Zduriencik fired his first big Seattle hire a week after he had proclaimed “Don’s our manager.” The move came hours before a game, following a rare series win and with just weeks left in a season lost long ago.

“I was a little surprised by the timing,” Wakamatsu said Tuesday in a telephone interview, a little more than a day after the last-place Mariners, who haven’t been to the playoffs since 2001, fired him and three coaches. “But I thought there was probably a move coming.”

The 47-year-old Wakamatsu said he’s not bitter about anything – even though he lasted only one great season and about half of a terrible one.

Wakamatsu, who was still in Seattle, thanked the Mariners for giving him his first job as a major league manager (he had not managed above Double A before). He thanked his coaches. He thanked Seattle’s fans. He even thanked the media.

He also said he can’t wait to get home to the Dallas-Fort Worth area and watch his sons play football starting late this month.

First he’ll stop this week in Hood River, Ore. His birthplace is still home to his grandparents, James Wakamatsu and wife Ruth. Now in their early 90s, they were hardworking fruit growers in Oregon’s Willamette Valley before the Japanese Americans were sent to a World War II internment camp. As a child, Wakamatsu lived in the barracks in which his grandparents were once interned.

He can take more time on this trip.

“The organization makes the decision to move on, and I respect that.

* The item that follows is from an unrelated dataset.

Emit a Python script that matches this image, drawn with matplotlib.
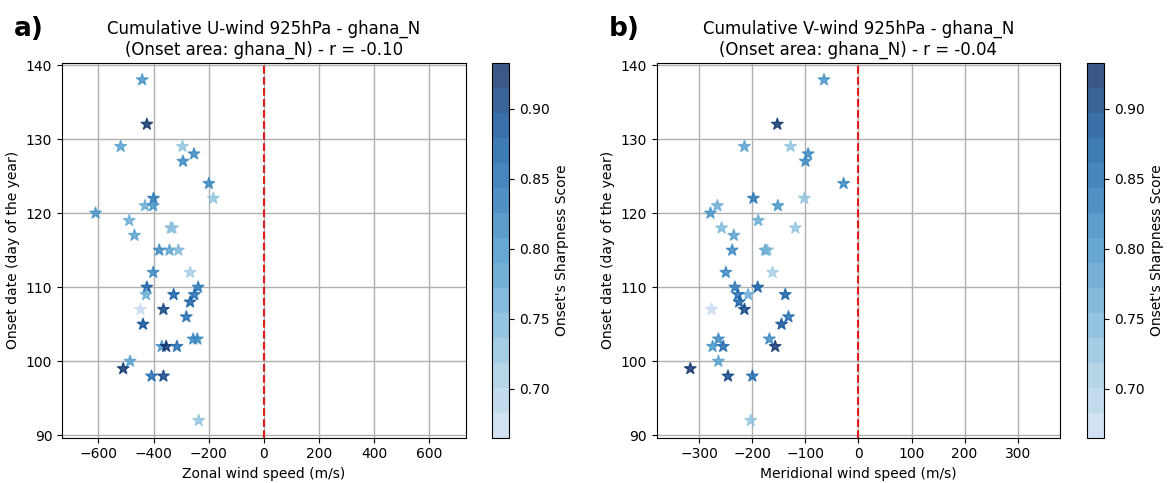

I respect that they gave me the opportunity,” Wakamatsu said.

“My whole thing is that I will have a measure of disappointment in not being able to (win).”

Wakamatsu declined to discuss the events that turned him from a first-year wonder into a second-year dismissal, saying “I really don’t want to get into any of that stuff.”

The Mariners expected Wakamatsu to lead them into the postseason following a 24-win turnaround in 2009.

But they were a divided mess and 28 games under .500 when they canned the majors’ first Japanese-American manager.

Wakamatsu thinks he will get another chance in the big leagues.

“There will be opportunities in the future, and I look forward to that,” he said.

The Mariners hired him in November 2008 as a relative unknown, a former bench coach and third-base coach in Texas and bench coach for Oakland.

His task was to reverse the culture and performance of a team that in 2008 became the first to lose 100 games with a $100 million payroll.

He succeeded in 2009. Ken Griffey Jr. bonded with Wakamatsu and transformed the team’s previously fractured, bickering clubhouse. Griffey even had ties made with Wakamatsu’s likeness for the team to wear on a midseason road trip.

Seattle went from 61-101 to 85-77. Fans gave the team a roaring send off on that season’s final day. Griffey and Ichiro Suzuki even got carried from the field on teammates’ shoulders.

Move ahead to this season and Griffey – quitting in early June with a .200 average and no homers. The Mariners finished July 6-22, tied for their worst month in history. Now Triple-A manager Daren Brown is Wakamatsu’s interim replacement.

“I understood,” Wakamatsu said. “It all comes back to the manager and wins and losses, and it’s unfortunate. We set with a year and a half ago to build something here long term.

“There’s a lot of disappointment, certainly on my part. The club was not playing up to the expectations of what should be the caliber of baseball in Seattle.”